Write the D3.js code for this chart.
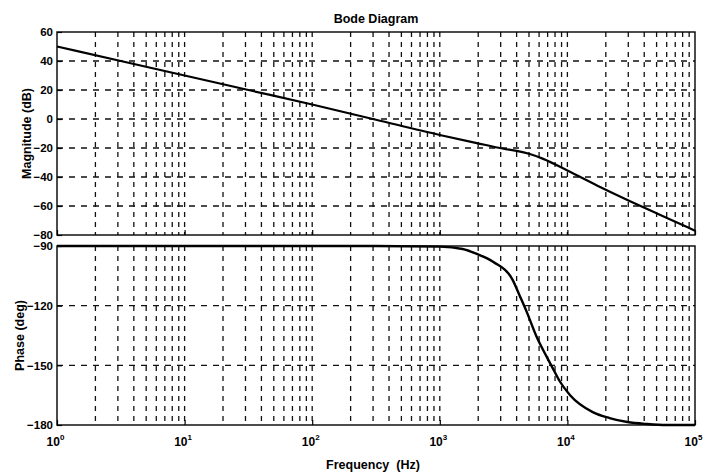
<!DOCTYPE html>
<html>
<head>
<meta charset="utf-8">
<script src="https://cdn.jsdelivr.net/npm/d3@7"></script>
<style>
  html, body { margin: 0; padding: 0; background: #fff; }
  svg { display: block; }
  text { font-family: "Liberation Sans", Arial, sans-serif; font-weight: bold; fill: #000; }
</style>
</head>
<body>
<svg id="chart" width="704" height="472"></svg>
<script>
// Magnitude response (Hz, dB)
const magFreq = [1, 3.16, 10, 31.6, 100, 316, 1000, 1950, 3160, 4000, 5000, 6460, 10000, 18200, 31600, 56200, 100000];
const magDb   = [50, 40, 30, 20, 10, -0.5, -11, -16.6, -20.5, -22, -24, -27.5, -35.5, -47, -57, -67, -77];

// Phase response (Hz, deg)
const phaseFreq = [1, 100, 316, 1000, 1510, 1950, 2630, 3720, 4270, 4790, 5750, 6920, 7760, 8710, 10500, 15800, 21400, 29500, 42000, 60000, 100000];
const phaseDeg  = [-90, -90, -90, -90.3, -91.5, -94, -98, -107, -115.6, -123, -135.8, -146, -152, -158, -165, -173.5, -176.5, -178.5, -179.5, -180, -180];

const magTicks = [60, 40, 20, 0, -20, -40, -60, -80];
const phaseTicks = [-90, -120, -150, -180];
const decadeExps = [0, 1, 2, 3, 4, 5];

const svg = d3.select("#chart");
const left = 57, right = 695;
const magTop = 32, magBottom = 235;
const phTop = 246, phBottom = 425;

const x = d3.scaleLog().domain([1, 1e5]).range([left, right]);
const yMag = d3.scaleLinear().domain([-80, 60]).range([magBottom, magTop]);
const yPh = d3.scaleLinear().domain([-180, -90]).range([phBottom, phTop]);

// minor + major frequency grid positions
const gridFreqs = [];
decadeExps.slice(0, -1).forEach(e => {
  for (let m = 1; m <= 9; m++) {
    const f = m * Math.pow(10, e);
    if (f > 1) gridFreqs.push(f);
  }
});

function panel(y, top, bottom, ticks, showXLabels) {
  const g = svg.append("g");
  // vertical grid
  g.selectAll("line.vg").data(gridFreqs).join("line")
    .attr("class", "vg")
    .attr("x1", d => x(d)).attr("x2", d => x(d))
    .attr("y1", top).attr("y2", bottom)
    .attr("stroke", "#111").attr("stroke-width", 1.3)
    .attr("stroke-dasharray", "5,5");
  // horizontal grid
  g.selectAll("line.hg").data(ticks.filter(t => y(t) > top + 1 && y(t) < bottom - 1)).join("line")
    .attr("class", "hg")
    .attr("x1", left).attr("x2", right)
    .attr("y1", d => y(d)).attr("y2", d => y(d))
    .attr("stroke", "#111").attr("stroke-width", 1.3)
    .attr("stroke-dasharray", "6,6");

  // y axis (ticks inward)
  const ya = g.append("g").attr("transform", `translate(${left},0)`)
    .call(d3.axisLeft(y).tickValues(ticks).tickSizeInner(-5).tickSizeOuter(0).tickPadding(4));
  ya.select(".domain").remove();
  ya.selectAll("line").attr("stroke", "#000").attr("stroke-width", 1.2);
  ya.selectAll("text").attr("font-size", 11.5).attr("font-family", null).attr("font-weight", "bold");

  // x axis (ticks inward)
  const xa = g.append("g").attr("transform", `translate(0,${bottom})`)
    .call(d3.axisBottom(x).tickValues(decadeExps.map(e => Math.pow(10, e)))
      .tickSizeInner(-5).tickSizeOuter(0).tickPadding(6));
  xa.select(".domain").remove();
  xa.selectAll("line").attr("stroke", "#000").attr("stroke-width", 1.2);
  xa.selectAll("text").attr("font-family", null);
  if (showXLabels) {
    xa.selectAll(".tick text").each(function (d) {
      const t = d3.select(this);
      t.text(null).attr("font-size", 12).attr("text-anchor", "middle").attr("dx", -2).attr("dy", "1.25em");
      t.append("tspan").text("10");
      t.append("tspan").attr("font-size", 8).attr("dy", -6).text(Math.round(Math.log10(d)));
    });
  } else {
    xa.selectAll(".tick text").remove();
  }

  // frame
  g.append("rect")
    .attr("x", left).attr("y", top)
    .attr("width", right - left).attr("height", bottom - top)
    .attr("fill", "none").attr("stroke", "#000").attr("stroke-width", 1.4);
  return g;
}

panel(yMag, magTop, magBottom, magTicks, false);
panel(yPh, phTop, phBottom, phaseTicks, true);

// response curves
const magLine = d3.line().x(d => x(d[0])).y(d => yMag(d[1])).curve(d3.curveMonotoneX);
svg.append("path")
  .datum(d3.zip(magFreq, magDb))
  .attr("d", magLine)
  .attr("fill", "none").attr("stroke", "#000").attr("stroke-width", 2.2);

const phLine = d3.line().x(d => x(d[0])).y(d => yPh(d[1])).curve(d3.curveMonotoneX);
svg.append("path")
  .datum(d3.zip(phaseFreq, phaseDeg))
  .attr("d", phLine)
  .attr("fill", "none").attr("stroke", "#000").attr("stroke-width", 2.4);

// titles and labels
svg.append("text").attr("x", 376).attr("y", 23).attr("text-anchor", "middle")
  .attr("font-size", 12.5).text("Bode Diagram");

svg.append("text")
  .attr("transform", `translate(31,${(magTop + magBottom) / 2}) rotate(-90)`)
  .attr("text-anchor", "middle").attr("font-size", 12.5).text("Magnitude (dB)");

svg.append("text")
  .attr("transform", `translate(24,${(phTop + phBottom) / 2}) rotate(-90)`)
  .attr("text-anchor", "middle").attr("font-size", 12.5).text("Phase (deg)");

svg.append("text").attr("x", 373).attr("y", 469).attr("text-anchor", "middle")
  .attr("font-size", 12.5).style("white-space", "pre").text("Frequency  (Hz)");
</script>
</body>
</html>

Job —
Find the lines above that contain the word "this" and collect them.

Exercise answer —
Write the D3.js code for this chart.
      const t = d3.select(this);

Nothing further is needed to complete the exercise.